Back in England, Edmund and Lucy visit their cousin Eustace Scrubb. All three are sucked into a painting of Prince Caspian's ship, the Dawn Treader. Caspian, who has grown into a young man since they last saw him, explains that he is on a quest to find seven lords who were friends of his late father. The quest requires them to sail through dangerous waters, encountering new islands where things are not what they seem, and finally to sail to the end of the world.

===The Silver Chair===

Eustace Scrubb, cousin of the Pevensies, is at a boarding school with a girl named Jill Pole. While running away from bullies, they pass through a doorway into Aslan's country. Eustace accidentally falls off a cliff but is blown to Narnia. Alone, Jill encounters Aslan, who explains that in Narnia, King Caspian's only son and heir, Prince Rilian, disappeared some years earlier. Jill is told to memorise four signs that will lead her and Eustace to Rilian. Aslan sends Jill to Narnia, where she is reunited with Eustace near the castle of Cair Paravel and the two follow the four signs as they search for the lost prince. They finally rescue Rilian and return to Narnia with him shortly before the elderly Caspian dies.

==Cast==

| Actor | The Lion, the Witch and the Wardrobe | Prince Caspian and the Voyage of the Dawn Treader | The Silver Chair |
Main cast members
| Richard Dempsey | Peter Pevensie |  |  |
| Sophie Cook | Susan Pevensie |  |  |
| Jonathan R. Scott | Edmund Pevensie |  |  |
| Sophie Wilcox | Lucy Pevensie |  |  |
| David Thwaites |  | Eustace Scrubb |  |
| Camilla Power |  |  | Jill Pole |
Recurring cast members
| Jeffrey Perry | Mr. Tumnus |  | Mr. Tumnus |
| Ailsa Berk | Aslan (puppet) | Aslan (puppet)Dragon |  |
| William Todd-Jones | Aslan (puppet)Glenstorm | Aslan (puppet)Centaur |
| Ronald Pickup | Aslan (voice) |  |  |
| Big Mick | Little Man | Trumpkin |  |
| Barbara Kellerman | White Witch | Old Hag | Green Lady |
| Martin Stone | Maugrim | Wolfman |  |
| Kerry Shale | Mr Beaver |  |  |
| Lesley Nicol | Mrs. Beaver |  | Giant Queen |
| Jean Marc Perret |  | Prince Caspian | Young Caspian |
| Henry Woolf |  | Dr.
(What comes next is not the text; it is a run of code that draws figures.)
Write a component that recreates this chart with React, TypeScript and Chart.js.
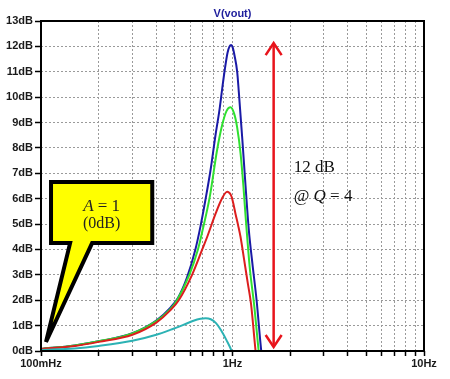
import React, { useEffect, useRef } from 'react';
import { Chart, registerables } from 'chart.js';

Chart.register(...registerables);

// ---- data (frequency in Hz, gain in dB) ----
const blueFreq = [0.1, 0.15, 0.2, 0.3, 0.4, 0.473, 0.52, 0.579, 0.64, 0.68, 0.722, 0.767, 0.815, 0.855, 0.884, 0.912, 0.942, 0.965, 0.984, 1.003, 1.024, 1.058, 1.079, 1.101, 1.125, 1.17, 1.217, 1.27, 1.336, 1.413, 1.5];
const blueDb = [0.08, 0.22, 0.38, 0.7, 1.2, 1.7, 2.1, 2.9, 4.0, 4.9, 5.95, 7.1, 8.5, 9.5, 10.35, 11.1, 11.75, 12.0, 12.05, 11.95, 11.65, 11.0, 10.2, 9.3, 8.35, 6.5, 4.76, 3.45, 2.0, 0.0, -1.5];

const greenFreq = [0.1, 0.15, 0.2, 0.3, 0.4, 0.473, 0.513, 0.595, 0.66, 0.69, 0.762, 0.83, 0.883, 0.93, 0.976, 1.02, 1.058, 1.101, 1.14, 1.168, 1.23, 1.3, 1.37, 1.45];
const greenDb = [0.08, 0.22, 0.38, 0.69, 1.18, 1.65, 2.0, 3.0, 4.0, 4.6, 6.1, 7.9, 8.9, 9.45, 9.6, 9.35, 8.8, 7.8, 6.5, 5.4, 3.3, 1.75, 0.0, -1.5];

const redFreq = [0.1, 0.15, 0.2, 0.3, 0.4, 0.473, 0.524, 0.615, 0.695, 0.738, 0.815, 0.88, 0.938, 0.98, 1.0, 1.037, 1.07, 1.101, 1.15, 1.2, 1.25, 1.32, 1.4];
const redDb = [0.08, 0.2, 0.36, 0.64, 1.12, 1.6, 2.0, 3.0, 4.0, 4.5, 5.4, 6.0, 6.27, 6.15, 5.95, 5.4, 4.95, 4.5, 3.6, 2.7, 1.85, 0.0, -1.5];

const cyanFreq = [0.1, 0.15, 0.2, 0.3, 0.4, 0.473, 0.55, 0.62, 0.68, 0.724, 0.77, 0.82, 0.87, 0.93, 0.99, 1.05];
const cyanDb = [0.04, 0.1, 0.2, 0.4, 0.64, 0.83, 1.02, 1.18, 1.27, 1.29, 1.25, 1.1, 0.83, 0.43, 0.0, -0.6];

const xTickValues = [0.1, 0.2, 0.3, 0.4, 0.5, 0.6, 0.7, 0.8, 0.9, 1, 2, 3, 4, 5, 6, 7, 8, 9, 10];
const xTickLabelValues = [0.1, 1, 10];
const xTickLabelTexts = ['100mHz', '1Hz', '10Hz'];
const yMin = 0;
const yMax = 13;
const yUnit = 'dB';
const chartTitle = 'V(vout)';

// annotation anchors (in data units)
const arrowFreq = 1.64;
const arrowTopDb = 12.13;
const arrowBottomDb = 0.16;
const arrowLabel1 = '12 dB';
const arrowLabel2Pre = '@ ';
const arrowLabel2Var = 'Q';
const arrowLabel2Post = ' = 4';

const calloutLeftF = 0.1128;
const calloutRightF = 0.381;
const calloutTopDb = 6.66;
const calloutBottomDb = 4.25;
const calloutTailLeftF = 0.1419;
const calloutTailRightF = 0.1849;
const calloutTipF = 0.1062;
const calloutTipDb = 0.355;
const calloutVar = 'A';
const calloutEq = ' = 1';
const calloutSub = '(0dB)';

const toPts = (f: number[], v: number[]) => f.map((x, i) => ({ x, y: v[i] }));

const SERIF = "'Liberation Serif', 'Times New Roman', serif";
const SANS = "'Liberation Sans', Arial, sans-serif";

const overlayPlugin = {
  id: 'overlay',
  afterDraw(chart: any) {
    const { ctx, chartArea } = chart;
    const xs = chart.scales.x;
    const ys = chart.scales.y;
    ctx.save();

    // frame
    ctx.strokeStyle = '#000';
    ctx.lineWidth = 2;
    ctx.strokeRect(chartArea.left, chartArea.top, chartArea.right - chartArea.left, chartArea.bottom - chartArea.top);

    // title
    ctx.fillStyle = '#1e1e9c';
    ctx.font = `bold 11px ${SANS}`;
    ctx.textAlign = 'center';
    ctx.textBaseline = 'alphabetic';
    ctx.fillText(chartTitle, (chartArea.left + chartArea.right) / 2, chartArea.top - 4);

    // red double arrow
    const ax = xs.getPixelForValue(arrowFreq);
    const ayTop = ys.getPixelForValue(arrowTopDb);
    const ayBot = ys.getPixelForValue(arrowBottomDb);
    ctx.strokeStyle = '#e8141c';
    ctx.lineWidth = 2.5;
    ctx.lineCap = 'butt';
    ctx.lineJoin = 'miter';
    ctx.beginPath();
    ctx.moveTo(ax, ayTop + 1);
    ctx.lineTo(ax, ayBot - 1);
    ctx.stroke();
    ctx.beginPath();
    ctx.moveTo(ax - 8, ayTop + 12);
    ctx.lineTo(ax, ayTop);
    ctx.lineTo(ax + 8, ayTop + 12);
    ctx.stroke();
    ctx.beginPath();
    ctx.moveTo(ax - 8, ayBot - 12);
    ctx.lineTo(ax, ayBot);
    ctx.lineTo(ax + 8, ayBot - 12);
    ctx.stroke();

    // arrow labels
    ctx.fillStyle = '#111';
    ctx.textAlign = 'left';
    const tx = ax + 20;
    ctx.font = `17px ${SERIF}`;
    ctx.fillText(arrowLabel1, tx, ys.getPixelForValue(7.07));
    const by2 = ys.getPixelForValue(5.89);
    let cx = tx;
    ctx.font = `17px ${SERIF}`;
    ctx.fillText(arrowLabel2Pre, cx, by2);
    cx += ctx.measureText(arrowLabel2Pre).width;
    ctx.font = `italic 17px ${SERIF}`;
    ctx.fillText(arrowLabel2Var, cx, by2);
    cx += ctx.measureText(arrowLabel2Var).width;
    ctx.font = `17px ${SERIF}`;
    ctx.fillText(arrowLabel2Post, cx, by2);

    // callout
    const L = xs.getPixelForValue(calloutLeftF);
    const R = xs.getPixelForValue(calloutRightF);
    const T = ys.getPixelForValue(calloutTopDb);
    const B = ys.getPixelForValue(calloutBottomDb);
    const TL = xs.getPixelForValue(calloutTailLeftF);
    const TR = xs.getPixelForValue(calloutTailRightF);
    const PX = xs.getPixelForValue(calloutTipF);
    const PY = ys.getPixelForValue(calloutTipDb);
    ctx.beginPath();
    ctx.moveTo(L, T);
    ctx.lineTo(R, T);
    ctx.lineTo(R, B);
    ctx.lineTo(TR, B);
    ctx.lineTo(PX, PY);
    ctx.lineTo(TL, B);
    ctx.lineTo(L, B);
    ctx.closePath();
    ctx.fillStyle = '#ffff00';
    ctx.fill();
    ctx.strokeStyle = '#000';
    ctx.lineWidth = 4;
    ctx.lineJoin = 'miter';
    ctx.miterLimit = 10;
    ctx.stroke();

    const ccx = (L + R) / 2;
    ctx.fillStyle = '#222';
    ctx.font = `italic 17px ${SERIF}`;
    const wA = ctx.measureText(calloutVar).width;
    ctx.font = `17px ${SERIF}`;
    const wE = ctx.measureText(calloutEq).width;
    let sx = ccx - (wA + wE) / 2;
    ctx.textAlign = 'left';
    ctx.font = `italic 17px ${SERIF}`;
    ctx.fillText(calloutVar, sx, T + 29);
    sx += wA;
    ctx.font = `17px ${SERIF}`;
    ctx.fillText(calloutEq, sx, T + 29);
    ctx.textAlign = 'center';
    ctx.font = `16px ${SERIF}`;
    ctx.fillText(calloutSub, ccx, T + 46);

    ctx.restore();
  },
};

export default function App() {
  const ref = useRef<HTMLCanvasElement | null>(null);

  useEffect(() => {
    if (!ref.current) return;
    const lineDs = (label: string, f: number[], v: number[], color: string) => ({
      label,
      data: toPts(f, v),
      borderColor: color,
      backgroundColor: color,
      borderWidth: 2,
      pointRadius: 0,
      cubicInterpolationMode: 'monotone' as const,
      fill: false,
    });
    const chart = new Chart(ref.current, {
      type: 'line',
      data: {
        datasets: [
          lineDs('cyan', cyanFreq, cyanDb, '#2cb2b4'),
          lineDs('red', redFreq, redDb, '#dc1e1e'),
          lineDs('green', greenFreq, greenDb, '#30e030'),
          lineDs('blue', blueFreq, blueDb, '#1a1aa6'),
        ],
      },
      options: {
        animation: false,
        responsive: false,
        devicePixelRatio: 1,
        parsing: true,
        layout: { padding: { top: 21, right: 26, bottom: 0, left: 0 } },
        plugins: {
          legend: { display: false },
          tooltip: { enabled: false },
          title: { display: false },
        },
        scales: {
          x: {
            type: 'logarithmic',
            min: 0.1,
            max: 10,
            afterBuildTicks: (scale: any) => {
              scale.ticks = xTickValues.map((v) => ({ value: v }));
            },
            afterFit: (scale: any) => {
              scale.height = 28;
            },
            ticks: {
              autoSkip: false,
              maxRotation: 0,
              minRotation: 0,
              padding: 1,
              color: '#1a1a1a',
              font: { family: SANS, size: 11, weight: 'bold' },
              callback: (value: any) => {
                const i = xTickLabelValues.findIndex((t) => Math.abs(t - Number(value)) < 1e-6 * t);
                return i >= 0 ? xTickLabelTexts[i] : '';
              },
            },
            grid: {
              color: '#9a9a9a',
              lineWidth: 1,
              tickColor: '#000',
              tickWidth: 1.5,
              tickLength: 5,
              tickBorderDash: [],
            },
            border: { display: false, dash: [2, 2] },
          },
          y: {
            type: 'linear',
            min: yMin,
            max: yMax,
            afterFit: (scale: any) => {
              scale.width = 41;
            },
            ticks: {
              stepSize: 1,
              padding: 2,
              color: '#1a1a1a',
              font: { family: SANS, size: 11, weight: 'bold' },
              callback: (value: any) => `${value}${yUnit}`,
            },
            grid: {
              color: '#9a9a9a',
              lineWidth: 1,
              tickColor: '#000',
              tickWidth: 1.5,
              tickLength: 6,
              tickBorderDash: [],
            },
            border: { display: false, dash: [2, 2] },
          },
        },
      } as any,
      plugins: [overlayPlugin],
    });
    return () => chart.destroy();
  }, []);

  return (
    <div style={{ position: 'fixed', left: 0, top: 0, width: 450, height: 379, background: '#fff' }}>
      <canvas ref={ref} width={450} height={379} style={{ display: 'block', width: 450, height: 379 }} />
    </div>
  );
}
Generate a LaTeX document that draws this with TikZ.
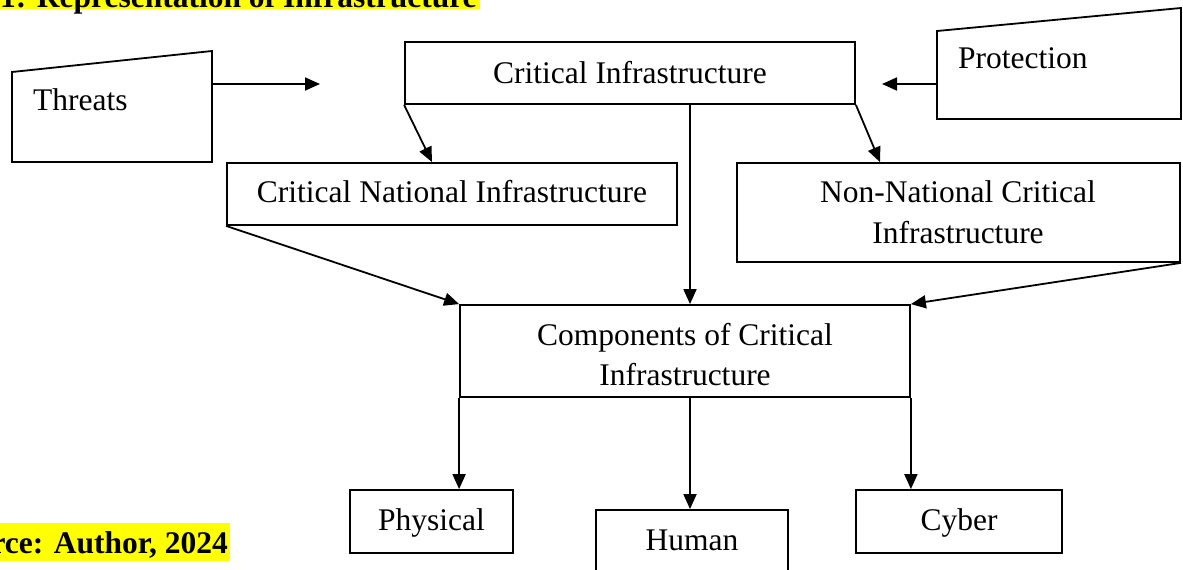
\documentclass[tikz,border=0pt]{standalone}
\usepackage{fontspec}
\setmainfont{Liberation Serif}
\usetikzlibrary{arrows.meta}
\definecolor{hl}{HTML}{FFFF00}
\begin{document}
\begin{tikzpicture}[x=1pt,y=-1pt,
  arr/.style={-{Triangle[length=15pt,width=13pt]}, line width=1.8pt},
  box/.style={draw, line width=1.8pt, rectangle, inner sep=0pt},
  txt/.style={font=\fontsize{31.5}{36}\selectfont, inner sep=0pt, anchor=base},
  btxt/.style={font=\fontsize{31.5}{36}\selectfont\bfseries, inner sep=0pt},
  outline/.style={draw, line width=1.8pt, line join=miter}]
\useasboundingbox (0,0) rectangle (1183,570);
% title and source
\fill[hl] (0,-20) rectangle (480,9);
\node[btxt, anchor=base west] (title) at (0,7) {1: Representation of Infrastructure};
\fill[hl] (0,523) rectangle (230,561);
\node[btxt, anchor=base east] (source) at (228,553) {rce: Author, 2024};
% threats
\draw[outline] (12,72) -- (212,51) -- (212,162) -- (12,162) -- cycle;
\node[txt, anchor=base west] (threats) at (33,110) {Threats};
\coordinate (thr-out) at (212,84);
\coordinate (thr-tip) at (320,84);
\draw[arr] (thr-out) -- (thr-tip);
% protection
\draw[outline] (937,31) -- (1181,8) -- (1181,119) -- (937,119) -- cycle;
\node[txt, anchor=base west] (protection) at (958,68) {Protection};
\coordinate (pro-out) at (937,84);
\coordinate (pro-tip) at (882,84);
\draw[arr] (pro-out) -- (pro-tip);
% main boxes
\node[box, minimum width=450pt, minimum height=62pt] (ci) at (630,73) {};
\node[txt] (ci-t) at (630,83) {Critical Infrastructure};
\node[box, minimum width=450pt, minimum height=62pt] (cni) at (452,194) {};
\node[txt] (cni-t) at (452,202) {Critical National Infrastructure};
\node[box, minimum width=443pt, minimum height=99pt] (nnci) at (958.5,212.5) {};
\node[txt] (nnci-t1) at (958,202) {Non-National Critical};
\node[txt] (nnci-t2) at (958,243) {Infrastructure};
\node[box, minimum width=450pt, minimum height=92pt] (comp) at (685,351) {};
\node[txt] (comp-t1) at (685,345) {Components of Critical};
\node[txt] (comp-t2) at (685,385) {Infrastructure};
\node[box, minimum width=163pt, minimum height=63pt] (phys) at (431.5,521.5) {};
\node[txt] (phys-t) at (431.5,530) {Physical};
\node[box, minimum width=192pt, minimum height=80pt] (hum) at (692,550) {};
\node[txt] (hum-t) at (692,550) {Human};
\node[box, minimum width=206pt, minimum height=63pt] (cyb) at (959,521.5) {};
\node[txt] (cyb-t) at (959,530) {Cyber};
% connectors
\coordinate (vx) at (690,0);
\coordinate (cni-in) at (432,0);
\coordinate (nnci-in) at (880,0);
\draw[arr] (ci.south west) -- (cni-in |- cni.north);
\draw[arr] (ci.south east) -- (nnci-in |- nnci.north);
\draw[arr] (vx |- ci.south) -- (vx |- comp.north);
\draw[arr] (cni.south west) -- (comp.north west);
\draw[arr] (nnci.south east) -- (comp.north east);
\draw[arr] (comp.south west) -- (comp.south west |- phys.north);
\draw[arr] (vx |- comp.south) -- (vx |- hum.north);
\draw[arr] (comp.south east) -- (comp.south east |- cyb.north);
\end{tikzpicture}
\end{document}
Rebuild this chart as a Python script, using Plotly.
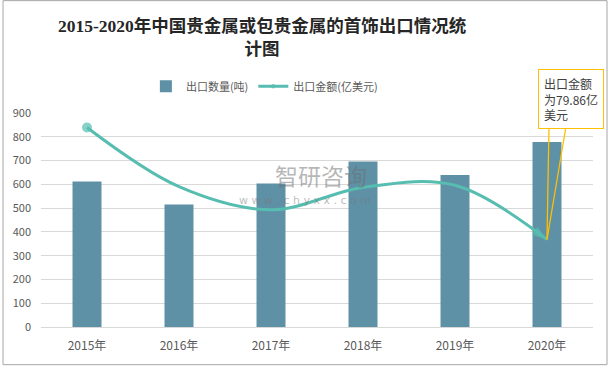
import plotly.graph_objects as go

years = ["2015年", "2016年", "2017年", "2018年", "2019年", "2020年"]
export_qty = [612, 515, 604, 696, 639, 778]               # 出口数量(吨)
export_value = [182.0, 128.0, 107.0, 127.4, 129.3, 79.86]  # 出口金额(亿美元)
y_ticks = [0, 100, 200, 300, 400, 500, 600, 700, 800, 900]

title_text = "2015-2020年中国贵金属或包贵金属的首饰出口情况统<br>计图"
callout_text = "出口金额<br>为79.86亿<br>美元"

CJK = "Noto Sans CJK SC, Microsoft YaHei, sans-serif"
GRID = "#D9D9D9"
TXT = "#595959"
TEAL = "#56BDB0"
GOLD = "#FFC000"

n = len(years)
sym = ["circle"] * (n - 1) + ["arrow"]
sizes = [10] + [0] * (n - 2) + [16]
angles = [0] * (n - 1) + [125]

fig = go.Figure()
fig.add_trace(go.Bar(
    x=years, y=export_qty, name="出口数量(吨)",
    marker=dict(color="#5E90A6", line=dict(width=0)),
))
fig.add_trace(go.Scatter(
    x=years, y=export_value, name="出口金额(亿美元)", yaxis="y2",
    mode="lines+markers",
    line=dict(color=TEAL, width=3, shape="spline", smoothing=1.0),
    marker=dict(symbol=sym, size=sizes, angle=angles, color=TEAL,
                line=dict(width=0)),
))

fig.update_layout(
    width=611, height=368, autosize=False,
    margin=dict(l=41, r=18, t=113, b=41, autoexpand=False),
    paper_bgcolor="white", plot_bgcolor="white",
    bargap=0.685,
    font=dict(family=CJK, size=12, color=TXT),
    title=dict(
        text=title_text, x=0.429, xanchor="center", y=0.912, yanchor="middle",
        font=dict(family="Liberation Serif, Noto Sans CJK SC, serif", size=17.5,
                  color="#262626", weight="bold"),
    ),
    showlegend=True,
    legend=dict(orientation="h", x=0.19, xanchor="left", y=1.125, yanchor="middle",
                font=dict(family=CJK, size=11, color=TXT), itemwidth=30,
                bgcolor="rgba(0,0,0,0)"),
    xaxis=dict(range=[-0.5, len(years) - 0.5], autorange=False,
               showgrid=False, showline=True, linecolor=GRID, linewidth=1,
               ticks="", tickfont=dict(size=12, color=TXT), ticklabelstandoff=8,
               automargin=False),
    yaxis=dict(range=[0, 900], tickvals=y_ticks, showgrid=True, gridcolor=GRID,
               gridwidth=1, zeroline=False, showline=False, ticks="",
               tickfont=dict(size=11, color=TXT), ticklabelstandoff=9,
               automargin=False),
    yaxis2=dict(range=[0, 195.3], overlaying="y", visible=False),
)

# callout pointer (wedge edges) for the 2020 export value
for dx in (2, 19):
    fig.add_annotation(
        x=years[-1], y=export_value[-1], xref="x", yref="y2", text="",
        showarrow=True, ax=dx, ay=-113, arrowhead=0, arrowwidth=1.3,
        arrowcolor=GOLD, standoff=0,
    )
# callout box
fig.add_annotation(
    x=years[-1], y=export_value[-1], xref="x", yref="y2",
    text=callout_text, align="left", showarrow=True,
    ax=24, ay=-140, arrowhead=0, arrowwidth=1, arrowcolor="rgba(0,0,0,0)",
    bordercolor=GOLD, borderwidth=1, borderpad=5, bgcolor="white",
    font=dict(family=CJK, size=12, color="#404040"), standoff=0,
)

# watermark
fig.add_annotation(x=0.507, y=0.712, xref="paper", yref="paper", text="智研咨询",
                   xanchor="center", yanchor="middle", showarrow=False,
                   font=dict(family=CJK, size=23, color="rgba(110,110,110,0.5)"))
fig.add_annotation(x=0.478, y=0.59, xref="paper", yref="paper",
                   text="w w w . c h y x x . c o m", xanchor="center", yanchor="middle",
                   showarrow=False,
                   font=dict(family="DejaVu Sans", size=11, color="rgba(120,120,120,0.5)"))

# outer frame
fig.add_shape(type="rect", xref="paper", yref="paper",
              x0=-0.0688, x1=1.0254, y0=-0.176, y1=1.525,
              line=dict(color="#A6A6A6", width=1), fillcolor="rgba(0,0,0,0)", layer="below")

fig.write_html(
    "out.html",
    config={"displayModeBar": False, "responsive": False},
    post_script="document.body.style.margin='0';document.body.style.overflow='hidden';",
)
Cornelius |  |
| Michael Aldridge | Professor Digory Kirke |  |  |
| Maureen Morris | Mrs Macready |  |  |
| Bert Parnaby | Father Christmas |  |  |
| Jill Goldston | Young Squirrel |  |  |
| Hamish Kerr | Fox |  |  |
| Ken Kitson | Giant Rumblebuffin |  |  |
| Warwick Davis |  | Reepicheep | GlimfeatherReepicheep |
| Jack Purvis |  | Dufflepud | Golg |
| Samuel West |  | King Caspian |  |
| John Hallam |  | Captain Drinian |  |
| Geoffrey Russell |  |  | King Caspian |
| Richard Henders |  |  | Prince Rilian |
| Roy Boyd |  |  | Lord Drinian |
| Tom Baker |  |  | Puddleglum |

==Awards==
The series were nominated for a total of 16 awards, including a nomination for an Emmy in the category of "Outstanding Children's Program". The series won the BAFTA Award for "Best Video Lighting" (1988), and was nominated for "Best Children's Programme (Entertainment / Drama)" (1988, 1989, 1990), "Best Video Lighting" (1989, 1990), "Best Make Up" (1988, 1989, 1990), "Best Costume Design" (1988, 1989), "Best Design" (1989, 1990), and "Best Video Cameraman" (1989, 1990).

== Home video releases ==

The series has been released in various formats:

- VHS
  - 1990 Box set
- DVD
  - 2002 Box set
  - 2005 Box set Complete collectors edition (Cat. No. BBCDVD1889)
  - 2015 Box set BBC – The Chronicles of Narnia
  - 2025 Box set BBC – The Chronicles of Narnia
- BLU-RAY
  - 2025 Box set BBC – The Chronicles of Narnia

In Australia the first DVD release was 1 October 2005 as the 'Collector's Edition' Box Set which was a fold out package with 4 discs. Features Behind the scenes, Narnia trivia and more. There have been several later issues.

On 24 November 2025, the BBC released the entire series in a digitally remastered format. The set includes special features such as a full-length documentary.